This week’s rail traffic reading showed modest improvement over recent weeks, but the longer-term trend remains negative. Intermodal traffic was up 3.9% this week which was an improvement over last week’s reading of 2.8%. The data, however, continues to soften on a rolling 3 month basis with the latest reading coming in at 3%. That’s the lowest level since January. The good news is we’re not seeing the type of consistently negative readings that tend to precede a recession. The bad news is that the growth is tapering.
Here’s more via AAR:
“The Association of American Railroads (AAR) reported an increase in traffic for the week ending May 11, 2013, with total U.S. weekly carloads of 280,986 carloads, up 0.6 per cent compared with the same week last year. Intermodal volume for the week totaled 248,266 units, up 3.9 per cent compared with the same week last year. Total U.S. traffic for the week was 529,252 carloads and intermodal units, up 2.1 per cent compared with the same week last year.

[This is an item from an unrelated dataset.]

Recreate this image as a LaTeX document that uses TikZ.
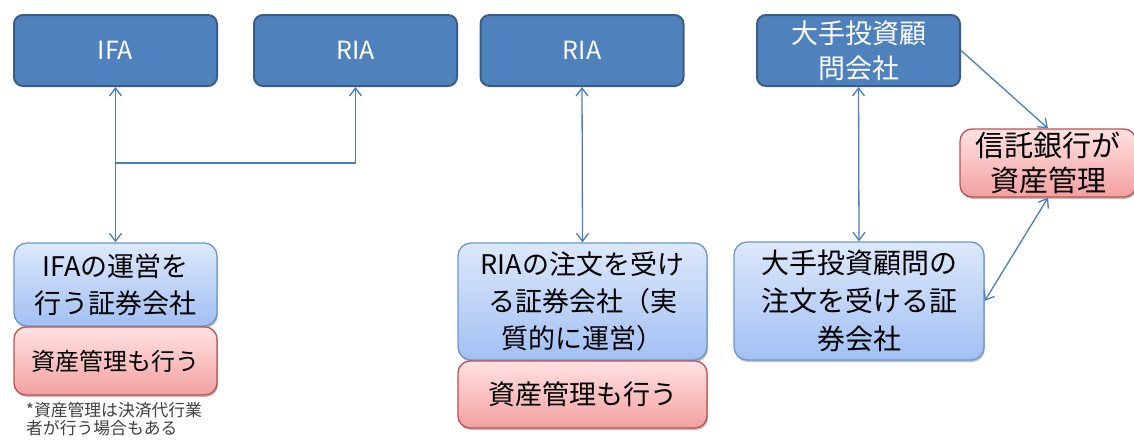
\documentclass[tikz,border=0pt]{standalone}
\usepackage{fontspec}
\setmainfont{Noto Sans CJK JP}
\usetikzlibrary{arrows.meta,shadows}
\definecolor{topfill}{HTML}{4F81BD}
\definecolor{topdraw}{HTML}{385D8A}
\definecolor{conncol}{HTML}{4A7EBB}
\definecolor{bluetop}{HTML}{DDE8FB}
\definecolor{bluebot}{HTML}{A2C0F3}
\definecolor{blueline}{HTML}{6A97D0}
\definecolor{redtop}{HTML}{FFE2E2}
\definecolor{redbot}{HTML}{F3A0A0}
\definecolor{redline}{HTML}{C0504D}
\definecolor{notecol}{HTML}{404040}
\tikzset{
  topbox/.style={draw=topdraw, line width=2pt, fill=topfill, rounded corners=9pt,
    text=white, align=center, inner sep=0pt, minimum width=203pt, minimum height=71pt},
  bluebox/.style={draw=blueline, line width=1.3pt, top color=bluetop, bottom color=bluebot,
    rounded corners=13pt, align=center, inner sep=0pt,
    drop shadow={shadow xshift=1pt,shadow yshift=-2pt,opacity=0.25,fill=black}},
  redbox/.style={draw=redline, line width=1.3pt, top color=redtop, bottom color=redbot,
    rounded corners=12pt, align=center, inner sep=0pt,
    drop shadow={shadow xshift=1pt,shadow yshift=-2pt,opacity=0.25,fill=black}},
  barb/.tip={Straight Barb[length=8pt,width=12pt]},
  link/.style={draw=conncol, line width=1.3pt},
  both/.style={link, barb-barb},
  single/.style={link, -barb},
  bigfont/.style={font=\fontsize{27}{37}\selectfont},
}
\begin{document}
\begin{tikzpicture}[x=1pt,y=-1pt]
\useasboundingbox (0,0) rectangle (1134,439);
\clip (0,0) rectangle (1134,439);
% top boxes
\node[topbox, font=\fontsize{25}{30}\selectfont] (ifa) at (115.5,50.5) {IFA};
\node[topbox, font=\fontsize{25}{30}\selectfont] (ria1) at (355.5,50.5) {RIA};
\node[topbox, font=\fontsize{25}{30}\selectfont] (ria2) at (582,50.5) {RIA};
\node[topbox, font=\fontsize{27}{35}\selectfont] (dai) at (858.5,50.5) {大手投資顧\\問会社};
% lower boxes
\node[bluebox, bigfont, minimum width=203pt, minimum height=83pt] (ifasec) at (115.5,284.5) {IFAの運営を\\行う証券会社};
\node[redbox, font=\fontsize{24}{32}\selectfont, minimum width=203pt, minimum height=68pt] (ifared) at (115.5,361) {資産管理も行う};
\node[anchor=north west, align=left, text=notecol, font=\fontsize{16.8}{18}\selectfont, inner sep=0pt] (note) at (26,402) {*資産管理は決済代行業\\者が行う場合もある};
\node[bluebox, bigfont, minimum width=249pt, minimum height=117pt] (riasec) at (582.5,301.5) {RIAの注文を受け\\る証券会社（実\\質的に運営）};
\node[redbox, font=\fontsize{27}{32}\selectfont, minimum width=249pt, minimum height=67pt] (riared) at (582.5,394.5) {資産管理も行う};
\node[bluebox, font=\fontsize{28}{38}\selectfont, minimum width=250pt, minimum height=118pt] (daisec) at (859,301) {大手投資顧問の\\注文を受ける証\\券会社};
\node[redbox, font=\fontsize{29}{35}\selectfont, minimum width=176pt, minimum height=68pt] (shin) at (1048,163) {信託銀行が\\資産管理};
% connectors
\coordinate (j) at (115.5,163);
\draw[both] (ifa.south) -- (ifasec.north);
\draw[single] (j) -| (ria1.south);
\draw[both] (ria2.south) -- (riasec.north);
\draw[both] (dai.south) -- (daisec.north);
\draw[single] (dai.east) -- (shin.north);
\draw[both] (shin.south) -- (daisec.east);
\end{tikzpicture}
\end{document}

Five of the 10 carload commodity groups posted increases compared with the same week in 2012, led by petroleum and petroleum products, up 50.8 per cent. Commodities showing a decrease compared with the same week last year included grain, down 21.3 per cent, and farm and food products, excluding grain, down 10 per cent.
For the first 19 weeks of 2013, U.S. railroads reported cumulative volume of 5,244,498 carloads, down 1.9 per cent from the same point last year, and 4,540,879 intermodal units, up 4.3 per cent from last year. Total U.S. traffic for the first 19 weeks of 2013 was 9,785,377 carloads and intermodal units, up 0.9 per cent from last year.”